A prominent Dutch rabbi, however, criticized the covenant as “unacceptable.”

“The government is concerning itself with issues such as how to perform the cut. That is the domain of rabbis and the Jewish community,” Lody van de Kamp, a rabbi and politician, told the daily Reformatorisch Dagblad Wednesday. “The government should stay out.”

The agreement comes following Animal Rights Party leader Marianne Thieme’s withdrawal in December of a bill that would have required stunning of all animals before slaughtering, after a majority of senators expressed their objection to the ban on kosher slaughter, or shechitah. The measure had passed the lower house of the Dutch parliament in June 2011.

Dutch law had required animals to be stunned before slaughter but made an exception for Muslim halal and Jewish shechitah.
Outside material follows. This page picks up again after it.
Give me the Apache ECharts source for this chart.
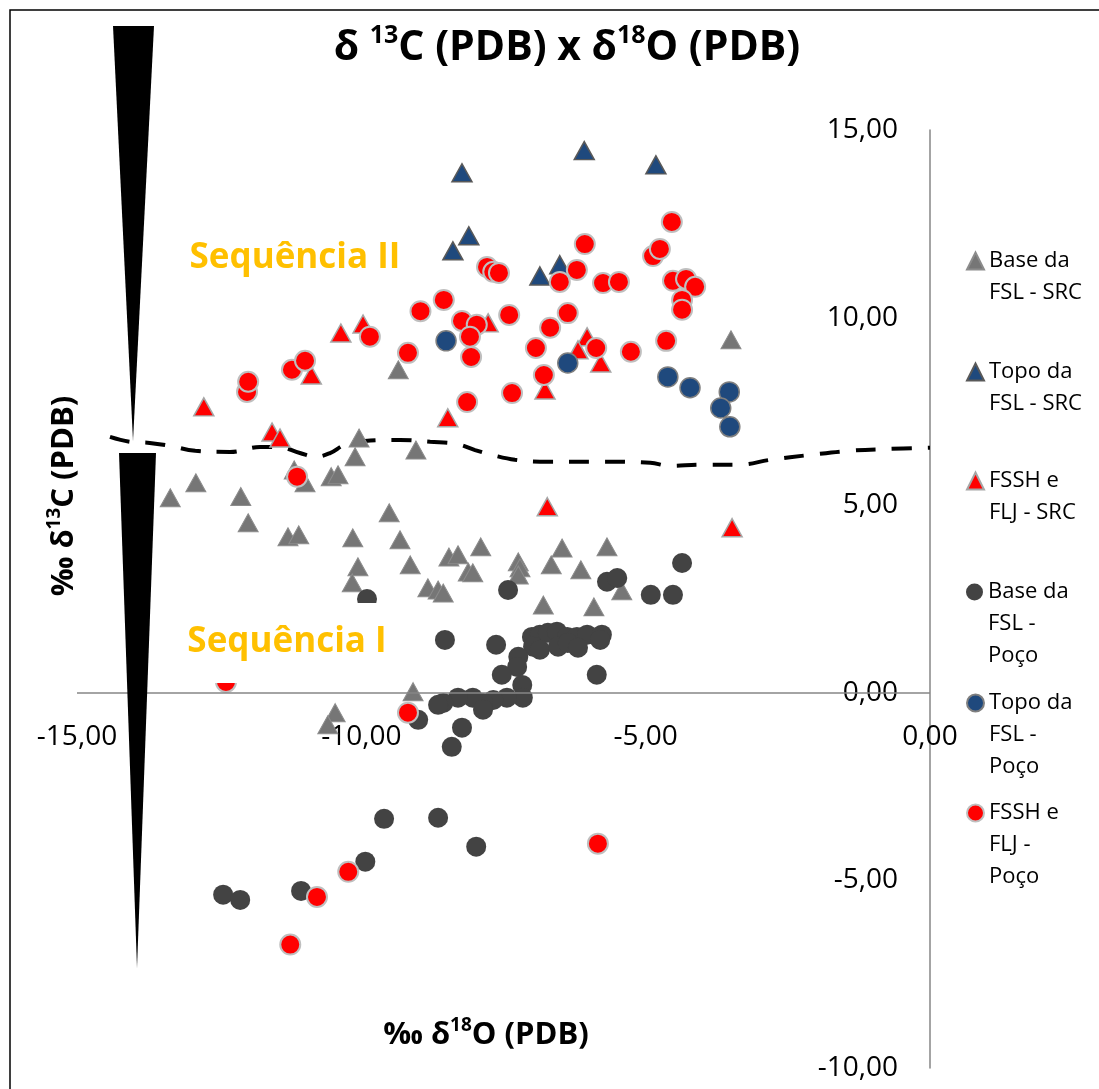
<!DOCTYPE html>
<html>
<head>
<meta charset="utf-8">
<script src="https://cdn.jsdelivr.net/npm/echarts@6/dist/echarts.min.js"></script>
<style>
  html, body { margin: 0; padding: 0; background: #fff; }
  #chart { width: 1099px; height: 1089px; }
</style>
</head>
<body>
<div id="chart"></div>
<script>
const chart = echarts.init(document.getElementById('chart'));

const FONT = 'Open Sans';

// pontos [δ18O, δ13C]
const baseSRC = [
  [-13.36, 5.20], [-12.91, 5.60], [-12.12, 5.23], [-11.99, 4.53], [-11.29, 4.16], [-11.10, 4.21],
  [-11.18, 5.94], [-10.99, 5.60], [-10.53, 5.76], [-10.41, 5.81], [-10.04, 6.79], [-10.11, 6.29],
  [-9.04, 6.47], [-9.51, 4.80], [-10.15, 4.13], [-9.32, 4.08], [-10.06, 3.36], [-10.16, 2.93],
  [-9.14, 3.41], [-8.46, 3.62], [-8.30, 3.68], [-7.90, 3.89], [-8.12, 3.22], [-8.04, 3.20],
  [-8.83, 2.80], [-8.65, 2.74], [-8.56, 2.66], [-9.09, 0.03], [-10.46, -0.53], [-10.59, -0.85],
  [-9.35, 8.61], [-3.50, 9.41], [-7.24, 3.49], [-7.21, 3.33], [-7.24, 3.14], [-6.47, 3.86],
  [-6.66, 3.41], [-6.14, 3.28], [-5.68, 3.89], [-6.80, 2.34], [-5.91, 2.29], [-5.42, 2.72]
];

const topoSRC = [
  [-8.23, 13.86], [-6.08, 14.45], [-4.82, 14.07], [-8.11, 12.18], [-8.39, 11.78],
  [-6.86, 11.11], [-6.51, 11.41]
];

const fsshSRC = [
  [-12.77, 7.62], [-11.57, 6.95], [-11.43, 6.79], [-10.88, 8.47], [-10.36, 9.59], [-9.97, 9.83],
  [-8.48, 7.33], [-7.77, 9.86], [-6.03, 9.49], [-6.19, 9.14], [-5.79, 8.79], [-6.77, 8.07],
  [-6.73, 4.96], [-3.48, 4.40]
];

const basePoco = [
  [-9.90, 2.50], [-8.53, 1.41], [-7.63, 1.28], [-7.42, 2.74], [-5.68, 2.96], [-5.50, 3.06],
  [-4.91, 2.61], [-4.52, 2.61], [-4.36, 3.46], [-5.86, 0.48], [-7.00, 1.49], [-6.86, 1.55],
  [-6.72, 1.60], [-6.56, 1.63], [-6.38, 1.49], [-6.21, 1.49], [-6.03, 1.55], [-5.77, 1.55],
  [-6.98, 1.23], [-6.86, 1.15], [-6.54, 1.23], [-6.37, 1.33], [-6.19, 1.20], [-5.80, 1.41],
  [-7.24, 0.96], [-7.26, 0.69], [-7.53, 0.48], [-7.17, 0.21], [-7.16, -0.13], [-7.44, -0.13],
  [-7.68, -0.19], [-7.86, -0.27], [-8.04, -0.13], [-8.30, -0.13], [-8.56, -0.27], [-7.86, -0.45],
  [-8.23, -0.93], [-9.00, -0.72], [-8.65, -0.32], [-8.41, -1.44], [-9.60, -3.36], [-8.65, -3.33],
  [-7.98, -4.10], [-9.93, -4.50], [-11.06, -5.28], [-12.43, -5.38], [-12.13, -5.52]
];

const topoPoco = [
  [-8.51, 9.38], [-6.37, 8.79], [-4.61, 8.42], [-4.22, 8.13], [-3.53, 8.02], [-3.68, 7.59],
  [-3.52, 7.09]
];

const fsshPoco = [
  [-12.01, 8.02], [-11.99, 8.29], [-11.22, 8.61], [-10.99, 8.85], [-9.85, 9.49], [-8.96, 10.17],
  [-9.18, 9.06], [-8.55, 10.47], [-8.23, 9.91], [-7.97, 9.81], [-8.09, 9.49], [-8.07, 8.95],
  [-8.14, 7.75], [-7.79, 11.35], [-7.68, 11.22], [-7.58, 11.19], [-7.40, 10.07], [-7.35, 7.99],
  [-6.93, 9.19], [-6.79, 8.47], [-6.68, 9.73], [-6.37, 10.12], [-6.51, 10.95], [-6.21, 11.27],
  [-6.07, 11.96], [-5.87, 9.19], [-5.75, 10.92], [-5.47, 10.95], [-5.26, 9.09], [-4.64, 9.38],
  [-4.87, 11.64], [-4.75, 11.83], [-4.54, 12.55], [-4.52, 10.98], [-4.29, 11.03], [-4.13, 10.82],
  [-4.36, 10.47], [-4.36, 10.21], [-11.13, 5.76], [-12.38, 0.29], [-9.18, -0.53], [-10.23, -4.77],
  [-10.78, -5.44], [-11.25, -6.71], [-5.84, -4.02]
];

// linha tracejada entre as sequências
const limite = [
  [-14.42, 6.82], [-14.07, 6.69], [-13.72, 6.66], [-13.36, 6.58], [-12.92, 6.45], [-12.31, 6.42],
  [-11.78, 6.55], [-11.46, 6.55], [-11.08, 6.39], [-10.81, 6.29], [-10.55, 6.39], [-10.29, 6.61],
  [-9.94, 6.71], [-9.32, 6.74], [-8.79, 6.69], [-8.32, 6.63], [-8.00, 6.47], [-7.65, 6.32],
  [-7.30, 6.21], [-6.86, 6.16], [-5.80, 6.16], [-4.92, 6.13], [-4.57, 6.05], [-4.04, 6.08],
  [-3.34, 6.08], [-2.81, 6.21], [-2.11, 6.34], [-1.41, 6.45], [-0.70, 6.50], [0, 6.53]
];

const xTicks = [-15, -10, -5, 0];
const yTicks = [-10, -5, 0, 5, 10, 15];

const names = [
  'Base da FSL - SRC', 'Topo da FSL - SRC', 'FSSH e FLJ - SRC',
  'Base da FSL - Poço', 'Topo da FSL - Poço', 'FSSH e FLJ - Poço'
];
const legendText = [
  'Base da\nFSL - SRC', 'Topo da\nFSL - SRC', 'FSSH e\nFLJ - SRC',
  'Base da\nFSL -\nPoço', 'Topo da\nFSL -\nPoço', 'FSSH e\nFLJ -\nPoço'
];
const legendY = [261, 372, 481, 592, 703, 813];

const fmt = v => v.toFixed(2).replace('.', ',');

function scatter(name, data, symbol, color, border, bw) {
  return {
    name: name,
    type: 'scatter',
    data: data,
    symbol: symbol,
    symbolSize: symbol === 'triangle' ? [20, 18] : 20,
    itemStyle: { color: color, borderColor: border, borderWidth: bw, opacity: 1 },
    emphasis: { disabled: true }
  };
}

// uma legenda por item; linhas vazias antes do texto deixam o ícone na primeira linha
const legends = names.map((n, i) => {
  const lines = legendText[i].split('\n').length;
  return {
    data: [{ name: n, icon: i < 3 ? 'triangle' : 'circle' }],
    orient: 'vertical',
    left: 966,
    top: legendY[i] - (2 * lines - 1) * 16,
    padding: 0,
    itemWidth: 17,
    itemHeight: 17,
    itemGap: 0,
    selectedMode: false,
    formatter: name => {
      const t = legendText[names.indexOf(name)];
      return '\n'.repeat(t.split('\n').length - 1) + t;
    },
    textStyle: { fontFamily: FONT, fontSize: 22, lineHeight: 32, color: '#000' }
  };
});

const option = {
  animation: false,
  backgroundColor: '#fff',
  grid: { left: 77, right: 169, top: 130, bottom: 21, containLabel: false, outerBoundsMode: 'none' },
  legend: legends,
  xAxis: {
    type: 'value',
    position: 'bottom',
    min: xTicks[0],
    max: xTicks[xTicks.length - 1],
    interval: 5,
    axisLine: { show: false, onZero: false },
    axisTick: { show: false },
    splitLine: { show: false },
    axisLabel: { inside: true, formatter: fmt, fontFamily: FONT, fontSize: 28, color: '#000', margin: 317 }
  },
  yAxis: {
    type: 'value',
    position: 'right',
    min: yTicks[0],
    max: yTicks[yTicks.length - 1],
    interval: 5,
    axisLine: { show: true, onZero: false, lineStyle: { color: '#868686', width: 1.5 } },
    axisTick: { show: false },
    splitLine: { show: false },
    axisLabel: { inside: true, formatter: fmt, fontFamily: FONT, fontSize: 28, color: '#000', margin: 32 }
  },
  series: [
    {
      name: 'limite',
      type: 'line',
      data: limite,
      smooth: 0.4,
      symbol: 'none',
      lineStyle: { color: '#000', width: 4, type: [20, 16] },
      emphasis: { disabled: true },
      z: 1,
      markLine: {
        silent: true,
        symbol: 'none',
        label: { show: false },
        lineStyle: { color: '#868686', width: 1.5, type: 'solid' },
        data: [{ yAxis: 0 }]
      }
    },
    scatter(names[0], baseSRC, 'triangle', '#767676', '#8c8c8c', 1),
    scatter(names[1], topoSRC, 'triangle', '#1F497D', '#595959', 1.5),
    scatter(names[2], fsshSRC, 'triangle', '#FF0000', '#A6A6A6', 1.5),
    scatter(names[3], basePoco, 'circle', '#434343', '#434343', 0),
    scatter(names[4], topoPoco, 'circle', '#1F497D', '#7F7F7F', 1.5),
    scatter(names[5], fsshPoco, 'circle', '#FF0000', '#BFBFBF', 2)
  ],
  graphic: [
    {
      type: 'rect', silent: true, z: 100,
      shape: { x: 10, y: 10, width: 1200, height: 1200 },
      style: { fill: 'none', stroke: '#000', lineWidth: 1.5 }
    },
    {
      type: 'polygon', silent: true, z: 100,
      shape: { points: [[113, 26], [154, 26], [133, 441]] },
      style: { fill: '#000' }
    },
    {
      type: 'polygon', silent: true, z: 100,
      shape: { points: [[119, 453], [156, 453], [137, 968]] },
      style: { fill: '#000' }
    },
    {
      type: 'text', silent: true, z: 100,
      x: 567, y: 48,
      style: {
        text: '{b|δ }{s|13}{b|C (PDB) x δ}{s|18}{b|O (PDB)}',
        align: 'center', verticalAlign: 'middle',
        rich: {
          b: { fontFamily: FONT, fontSize: 41, fontWeight: 'bold', lineHeight: 50, fill: '#000' },
          s: { fontFamily: FONT, fontSize: 25, fontWeight: 'bold', lineHeight: 30, verticalAlign: 'top', fill: '#000' }
        }
      }
    },
    {
      type: 'text', silent: true, z: 100,
      x: 64, y: 496, rotation: Math.PI / 2,
      style: {
        text: '{b|‰ δ}{s|13}{b|C (PDB)}',
        align: 'center', verticalAlign: 'middle',
        rich: {
          b: { fontFamily: FONT, fontSize: 31, fontWeight: 'bold', lineHeight: 38, fill: '#000' },
          s: { fontFamily: FONT, fontSize: 19, fontWeight: 'bold', lineHeight: 22, verticalAlign: 'top', fill: '#000' }
        }
      }
    },
    {
      type: 'text', silent: true, z: 100,
      x: 486, y: 1035,
      style: {
        text: '{b|‰ δ}{s|18}{b|O (PDB)}',
        align: 'center', verticalAlign: 'middle',
        rich: {
          b: { fontFamily: FONT, fontSize: 31, fontWeight: 'bold', lineHeight: 38, fill: '#000' },
          s: { fontFamily: FONT, fontSize: 19, fontWeight: 'bold', lineHeight: 22, verticalAlign: 'top', fill: '#000' }
        }
      }
    },
    {
      type: 'text', silent: true, z: 100,
      x: 295, y: 258,
      style: {
        text: 'Sequência II', align: 'center', verticalAlign: 'middle',
        fontFamily: FONT, fontSize: 35, fontWeight: 'bold', fill: '#FFC000'
      }
    },
    {
      type: 'rect', silent: true, z: 99,
      shape: { x: 175, y: 603, width: 225, height: 80 },
      style: { fill: '#fff' }
    },
    {
      type: 'text', silent: true, z: 100,
      x: 287, y: 642,
      style: {
        text: 'Sequência I', align: 'center', verticalAlign: 'middle',
        fontFamily: FONT, fontSize: 35, fontWeight: 'bold', fill: '#FFC000'
      }
    }
  ]
};

chart.setOption(option);
</script>
</body>
</html>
The Animal Rights Party says that more than 2 million animals are ritually slaughtered.

Van de Kamp represents the Council for Ritual Slaughter – a small haredi-Orthodox group. His organization was not involved in signing the covenant. The Jewish community was represented there by NIK, the Organization of Jewish Communities in The Netherlands – an umbrella group.

In the interview, Van de Kamp said the NIK “had no authority to rule on rabbinical matters.” NIK said the agreement is satisfactory to virtually all parts of the Jewish community.

The European Union requires animals to be stunned before slaughter but makes exceptions for religiously mandated ritual slaughter. Nevertheless, ritual slaughter is banned in Luxembourg, Norway, Sweden and Switzerland.